Dad caught with sawn-off gun duct taped to homemade silencer
A MAN caught with a sawn off rifle attached to a homemade silencer has had his court matter stood down until Wednesday, after a Bundaberg magistrate remained undecided on whether or not he should be locked up for his crimes.
Daniel James Mason, 34, pleaded guilty to 10 charges in the Bundaberg Magistrates Court yesterday.
Among the offences were three counts of drug possession, two counts of unlawful possession of a weapon and disqualified driving.
Police prosecutor Senior Constable Tina Bland said in the early hours of October 6, police were doing patrols when they came across Mason driving a white Toyota.
She said before the car pulled over, officers saw the driver (Mason), hurriedly switch seats with the only other passenger.
As a result the car swerved, hitting a gutter before coming to a stand-still.
Once police had approached, a strong smell of burnt marijuana wafted out of the car.
A search followed, uncovering a .22 rifle on the floor behind the driver's seat with a sawn off barrel and a homemade silencer attached to it with duct tape.
Apart from telling officers it wasn't loaded, Mason refused to answer any other questions about the firearm.
The same was the case for .1g of methamphetamine, 1g of marijuana, a pipe and a pair of scissors - all of which were also found in the car.
Mason also denied he'd been the one driving the car, which, the court heard, was illegal for him to do as his licence had been disqualified months beforehand.
In court yesterday defence lawyer Rian Dwyer said his client had the gun that was found in Mason's car earlier in the day for the purpose of committing suicide.
He added Mason had been struggling with depression, was a father of two and had been married to his wife, who was in court supporting him yesterday, for 11 years.

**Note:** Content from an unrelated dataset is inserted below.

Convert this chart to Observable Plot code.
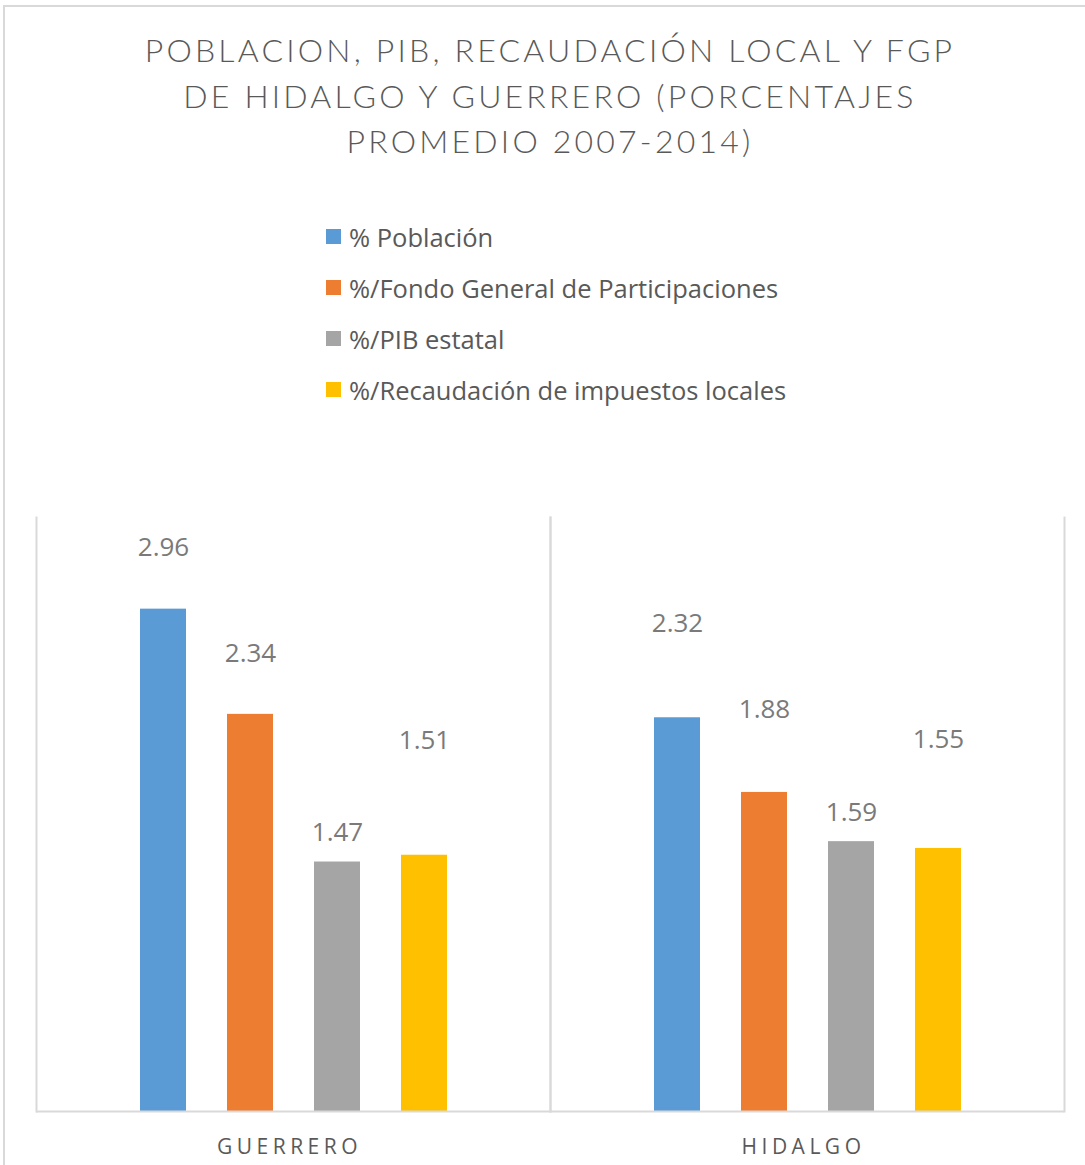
<!DOCTYPE html>
<html>
<head>
<meta charset="utf-8">
<script src="https://cdn.jsdelivr.net/npm/d3@7"></script>
<script src="https://cdn.jsdelivr.net/npm/@observablehq/plot@0.6"></script>
<style>
  html, body { margin: 0; padding: 0; background: #fff; overflow: hidden; }
  #page { position: relative; width: 1085px; height: 1165px; font-family: "Open Sans", Lato, sans-serif; color: #595959; }
  #outer { position: absolute; left: 3px; top: 5px; width: 1300px; height: 1400px; border: 2px solid #d9d9d9; box-sizing: border-box; }
  #title { position: absolute; left: 0; width: 1100px; top: 27px; text-align: center; font-family: Lato, sans-serif; font-size: 32px; line-height: 45.5px; letter-spacing: 3.2px; font-weight: 300; color: #595959; }
  #legend { position: absolute; left: 326px; top: 211px; }
  .row { height: 51px; display: flex; align-items: center; font-size: 25.5px; color: #595959; }
  .sw { width: 15px; height: 15px; margin-right: 8px; flex: none; }
  #chart { position: absolute; left: 0; top: 460px; }
  #chart g[aria-label="fx-axis tick label"] text { font-size: 21px; letter-spacing: 4.5px; }
</style>
</head>
<body>
<div id="page">
  <div id="outer"></div>
  <div id="title">POBLACION, PIB, RECAUDACIÓN LOCAL Y FGP<br>DE HIDALGO Y GUERRERO (PORCENTAJES<br>PROMEDIO 2007-2014)</div>
  <div id="legend"></div>
  <div id="chart"></div>
</div>
<script>
const states = ["GUERRERO", "HIDALGO"];
const series = ["% Población", "%/Fondo General de Participaciones", "%/PIB estatal", "%/Recaudación de impuestos locales"];
const guerrero = [2.96, 2.34, 1.47, 1.51];
const hidalgo = [2.32, 1.88, 1.59, 1.55];
const colors = ["#5B9BD5", "#ED7D31", "#A5A5A5", "#FFC000"];
const labelLift = [61, 61, 29, 115, 94, 83, 29, 109];

const rows = [];
[guerrero, hidalgo].forEach((vals, si) => {
  vals.forEach((v, i) => rows.push({state: states[si], series: series[i], value: v}));
});

const legend = document.getElementById("legend");
series.forEach((s, i) => {
  const r = document.createElement("div");
  r.className = "row";
  const sw = document.createElement("span");
  sw.className = "sw";
  sw.style.background = colors[i];
  const t = document.createElement("span");
  t.textContent = s;
  r.appendChild(sw); r.appendChild(t);
  legend.appendChild(r);
});

const chart = Plot.plot({
  width: 1085,
  height: 705,
  marginLeft: 36,
  marginRight: 21,
  marginTop: 57,
  marginBottom: 54,
  style: {fontFamily: "'Open Sans', Lato, sans-serif", fontSize: "24px", color: "#595959", background: "transparent"},
  fx: {domain: states, padding: 0, label: null},
  x: {domain: series, paddingInner: 0.475, paddingOuter: 1.17, axis: null},
  y: {domain: [0, 3.5], axis: null},
  color: {domain: series, range: colors},
  marks: [
    Plot.frame({anchor: "left", stroke: "#d9d9d9", strokeWidth: 2}),
    Plot.frame({anchor: "right", stroke: "#d9d9d9", strokeWidth: 2}),
    Plot.barY(rows, {fx: "state", x: "series", y: "value", fill: "series"}),
    Plot.ruleY([0], {stroke: "#d9d9d9", strokeWidth: 2}),
    ...rows.map((r, i) => Plot.text([r], {
      fx: "state", x: "series", y: "value",
      text: d => d.value.toFixed(2),
      dy: -labelLift[i], fill: "#7a7a7a", fontSize: 26
    })),
    Plot.axisFx({anchor: "bottom", tickSize: 0, tickPadding: 28, dx: -4, label: null})
  ]
});
document.getElementById("chart").appendChild(chart);
</script>
</body>
</html>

About 12 hours after police pulled Mason over, at 1.30pm a search warrant was executed at Mason's Kepnock home.
There officers found a glass vile containing methyltriphetamine, which is a schedule 2 drug and hallucinogenic, and another dangerous, white powdery drug in his bedroom.
A used meth pipe and four rounds of .22 calibre ammunition were also seized.
In a letter handed up to the bar table during Monday's court proceedings, a statement handwritten by Mason claimed he'd had the drugs and gun in his car on the morning of the police stop so he could dump them.
But Sen Const Bland questioned the statement, arguing the additional drugs and ammo found at Mason's home 12 hours after the roadside search should have been in the car, not at the house, if all the man's illegal items were in fact being dumped that day like he'd said.
Mr Dwyer objected, however, and said prosecution's argument was mere speculation and was not be supported by any evidence before the court.
He told Magistrate Neil Lavaring it was still in his power, if he saw fit, to sentence Mason to probation rather than a jail term.
The matter was stood down, to be resumed on Wednesday, after Sen Const Bland stressed prosecution's stance was that imprisonment was the appropriate penalty, given Mason had been on parole at the time of the offending and some similar matters in his criminal history.